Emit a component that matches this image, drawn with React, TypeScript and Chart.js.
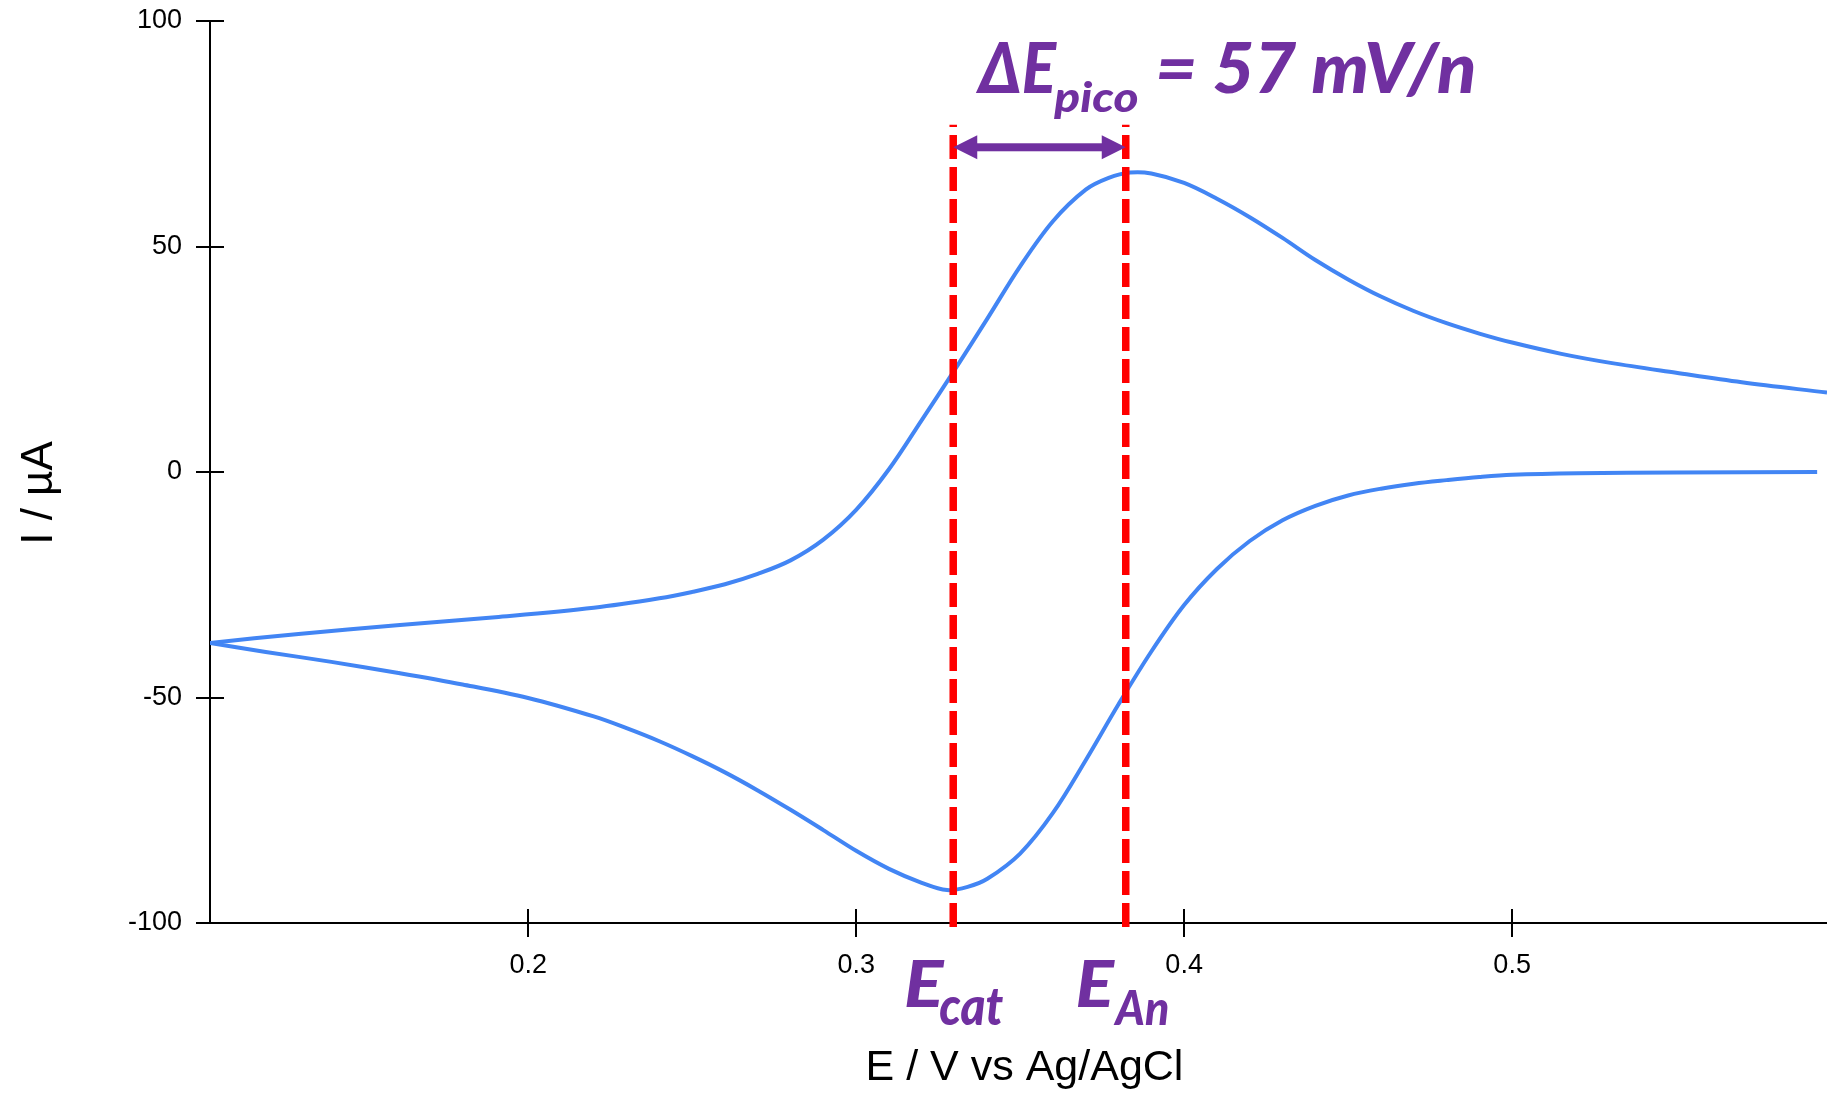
import React, { useEffect, useRef } from "react";
import { Chart, registerables } from "chart.js";

Chart.register(...registerables);

// ---- data (E in V vs Ag/AgCl, I in µA) ----
const upperE = [0.103, 0.13, 0.16, 0.19, 0.22, 0.24, 0.25, 0.26, 0.27, 0.28, 0.29, 0.3, 0.31, 0.32, 0.33, 0.34, 0.35, 0.36, 0.37, 0.377, 0.3835, 0.39, 0.4, 0.41, 0.42, 0.43, 0.44, 0.45, 0.46, 0.47, 0.48, 0.49, 0.5, 0.515, 0.53, 0.55, 0.57, 0.596];
const upperI = [-37.9, -35.9, -34.0, -32.2, -30.1, -28.0, -26.6, -24.9, -22.6, -19.6, -15.0, -8.4, 0.6, 11.5, 22.6, 34.0, 45.6, 55.6, 62.6, 65.2, 66.4, 66.2, 64.1, 60.6, 56.5, 51.9, 47.0, 42.7, 38.9, 35.7, 33.0, 30.7, 28.7, 26.2, 24.2, 22.0, 19.9, 17.6];
const lowerE = [0.103, 0.12, 0.14, 0.16, 0.18, 0.2, 0.22, 0.23, 0.24, 0.25, 0.26, 0.27, 0.28, 0.29, 0.3, 0.31, 0.32, 0.3277, 0.334, 0.34, 0.35, 0.36, 0.37, 0.38, 0.39, 0.4, 0.41, 0.42, 0.43, 0.44, 0.45, 0.46, 0.47, 0.48, 0.49, 0.5, 0.52, 0.55, 0.593];
const lowerI = [-37.9, -39.9, -42.1, -44.5, -47.1, -50.1, -54.2, -56.8, -59.7, -63.0, -66.6, -70.6, -74.9, -79.4, -84.0, -88.0, -91.1, -92.7, -92.0, -90.2, -84.6, -75.6, -63.9, -51.5, -39.8, -29.5, -21.5, -15.3, -10.7, -7.5, -5.2, -3.7, -2.6, -1.8, -1.1, -0.6, -0.25, -0.1, 0.0];

const xTickValues = [0.2, 0.3, 0.4, 0.5];
const yTickValues = [-100, -50, 0, 50, 100];
const xRange = [0.103, 0.596];
const yRange = [-100, 100];
const xTitle = "E / V vs Ag/AgCl";
const yTitle = "I / µA";

// annotation values
const markerE = [0.3296, 0.3822]; // E_cat, E_An
const markerTop = 77;
const arrowLevel = 72;
const deltaLabel = ["ΔE", "pico", "= 57 mV/n"];
const catLabel = ["E", "cat"];
const anLabel = ["E", "An"];

const BLUE = "#4285F4";
const PURPLE = "#7030A0";
const RED = "#FF0000";
const AXIS_FONT = "'Liberation Sans', Arial, Helvetica, sans-serif";
const ANNOT_FONT = "Lato, 'Open Sans', sans-serif";

// a piece of rich text: its ink starts dx px from the anchor and is fitted to w px wide
type Piece = { text: string; size: number; dy: number; dx: number; w: number };

function drawPieces(ctx: CanvasRenderingContext2D, pieces: Piece[], anchorX: number, baseline: number) {
  ctx.save();
  ctx.fillStyle = PURPLE;
  ctx.textAlign = "left";
  ctx.textBaseline = "alphabetic";
  pieces.forEach((p) => {
    ctx.font = `italic 900 ${p.size}px ${ANNOT_FONT}`;
    const m = ctx.measureText(p.text);
    const inkL = -m.actualBoundingBoxLeft;
    const inkW = m.actualBoundingBoxRight + m.actualBoundingBoxLeft;
    const sx = p.w / inkW;
    ctx.save();
    ctx.translate(anchorX + p.dx, baseline + p.dy);
    ctx.scale(sx, 1);
    ctx.fillText(p.text, -inkL, 0);
    ctx.restore();
  });
  ctx.restore();
}

const annotations = {
  id: "cvAnnotations",
  afterDraw(chart: any) {
    const ctx: CanvasRenderingContext2D = chart.ctx;
    const x = chart.scales.x;
    const y = chart.scales.y;
    const area = chart.chartArea;

    ctx.save();
    // inner halves of the crossing tick marks
    ctx.strokeStyle = "#000";
    ctx.lineWidth = 2;
    yTickValues.forEach((v) => {
      const py = Math.round(y.getPixelForValue(v));
      ctx.beginPath();
      ctx.moveTo(area.left, py);
      ctx.lineTo(area.left + 14, py);
      ctx.stroke();
    });
    xTickValues.forEach((v) => {
      const px = Math.round(x.getPixelForValue(v));
      ctx.beginPath();
      ctx.moveTo(px, area.bottom);
      ctx.lineTo(px, area.bottom - 14);
      ctx.stroke();
    });

    // red dashed marker lines
    const yBottom = y.getPixelForValue(yRange[0]) + 4;
    const yTop = y.getPixelForValue(markerTop);
    ctx.strokeStyle = RED;
    ctx.lineWidth = 7.5;
    ctx.lineCap = "butt";
    ctx.setLineDash([24, 8]);
    markerE.forEach((e) => {
      const px = x.getPixelForValue(e);
      ctx.beginPath();
      ctx.moveTo(px, yBottom);
      ctx.lineTo(px, yTop);
      ctx.stroke();
    });
    ctx.setLineDash([]);

    // double-headed arrow
    const xa = x.getPixelForValue(markerE[0]);
    const xb = x.getPixelForValue(markerE[1]);
    const ya = y.getPixelForValue(arrowLevel);
    const head = 24;
    const halfH = 12;
    ctx.fillStyle = PURPLE;
    ctx.fillRect(xa + head - 1, ya - 4, xb - xa - 2 * head + 2, 8);
    ctx.beginPath();
    ctx.moveTo(xa, ya);
    ctx.lineTo(xa + head, ya - halfH);
    ctx.lineTo(xa + head, ya + halfH);
    ctx.closePath();
    ctx.fill();
    ctx.beginPath();
    ctx.moveTo(xb, ya);
    ctx.lineTo(xb - head, ya - halfH);
    ctx.lineTo(xb - head, ya + halfH);
    ctx.closePath();
    ctx.fill();

    // labels
    drawPieces(
      ctx,
      [
        { text: deltaLabel[0], size: 70, dy: 0, dx: 22, w: 82 },
        { text: deltaLabel[1], size: 42, dy: 19, dx: 100, w: 84 },
        { text: deltaLabel[2], size: 70, dy: 0, dx: 205, w: 316 },
      ],
      xa,
      area.top + 72
    );
    drawPieces(
      ctx,
      [
        { text: catLabel[0], size: 64, dy: 0, dx: -47, w: 39 },
        { text: catLabel[1], size: 54, dy: 18, dx: -13, w: 63 },
      ],
      xa,
      area.bottom + 84
    );
    drawPieces(
      ctx,
      [
        { text: anLabel[0], size: 64, dy: 0, dx: -48, w: 38 },
        { text: anLabel[1], size: 47, dy: 18, dx: -13, w: 55 },
      ],
      xb,
      area.bottom + 84
    );

    // axis titles
    ctx.fillStyle = "#000";
    ctx.textAlign = "center";
    ctx.textBaseline = "alphabetic";
    ctx.font = `43px ${AXIS_FONT}`;
    ctx.fillText(xTitle, (area.left + area.right) / 2 + 6, area.bottom + 157);
    ctx.translate(52, (area.top + area.bottom) / 2 + 21);
    ctx.rotate(-Math.PI / 2);
    ctx.font = `44px ${AXIS_FONT}`;
    ctx.fillText(yTitle, 0, 0);
    ctx.restore();
  },
};

export default function App() {
  const ref = useRef<HTMLCanvasElement | null>(null);

  useEffect(() => {
    document.body.style.margin = "0";
    document.body.style.overflow = "hidden";
    const canvas = ref.current;
    if (!canvas) return;
    const lineStyle = {
      borderColor: BLUE,
      borderWidth: 4,
      pointRadius: 0,
      fill: false,
      tension: 0.35,
    };
    const chart = new Chart(canvas, {
      type: "line",
      data: {
        datasets: [
          { ...lineStyle, data: upperE.map((e, i) => ({ x: e, y: upperI[i] })) },
          { ...lineStyle, data: lowerE.map((e, i) => ({ x: e, y: lowerI[i] })) },
        ],
      },
      options: {
        responsive: false,
        animation: false,
        devicePixelRatio: 1,
        layout: { padding: { top: 21, right: 0, bottom: 0, left: 0 } },
        plugins: { legend: { display: false }, tooltip: { enabled: false } },
        scales: {
          x: {
            type: "linear",
            min: xRange[0],
            max: xRange[1],
            afterBuildTicks: (s: any) => {
              s.ticks = xTickValues.map((v) => ({ value: v }));
            },
            afterFit: (s: any) => {
              s.height = 170;
              s.paddingLeft = 0;
              s.paddingRight = 0;
            },
            grid: { drawOnChartArea: false, drawTicks: true, tickLength: 14, color: "#000", lineWidth: 2 },
            border: { display: true, color: "#000", width: 2 },
            ticks: {
              color: "#000",
              font: { family: AXIS_FONT, size: 27 },
              padding: 12,
              maxRotation: 0,
              autoSkip: false,
              callback: (v: any) => Number(v).toFixed(1),
            },
            title: { display: false },
          },
          y: {
            type: "linear",
            min: yRange[0],
            max: yRange[1],
            afterBuildTicks: (s: any) => {
              s.ticks = yTickValues.map((v) => ({ value: v }));
            },
            afterFit: (s: any) => {
              s.width = 210;
              s.paddingTop = 0;
              s.paddingBottom = 0;
            },
            grid: { drawOnChartArea: false, drawTicks: true, tickLength: 14, color: "#000", lineWidth: 2 },
            border: { display: true, color: "#000", width: 2 },
            ticks: {
              color: "#000",
              font: { family: AXIS_FONT, size: 27 },
              padding: 14,
              autoSkip: false,
              callback: (v: any) => String(v),
            },
            title: { display: false },
          },
        },
      },
      plugins: [annotations],
    } as any);
    return () => chart.destroy();
  }, []);

  return (
    <div style={{ position: "absolute", left: 0, top: 0, width: 1827, height: 1093, background: "#fff" }}>
      <canvas ref={ref} width={1827} height={1093} style={{ display: "block" }} />
    </div>
  );
}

+ + + + + + +

## STATED EXERCISE
From the opening line of the listing above through the line bearing "Chart.register(...registerables);", repeat each line exactly. Drop every picture.

## WORKED SOLUTION
Emit a component that matches this image, drawn with React, TypeScript and Chart.js.
import React, { useEffect, useRef } from "react";
import { Chart, registerables } from "chart.js";

Chart.register(...registerables);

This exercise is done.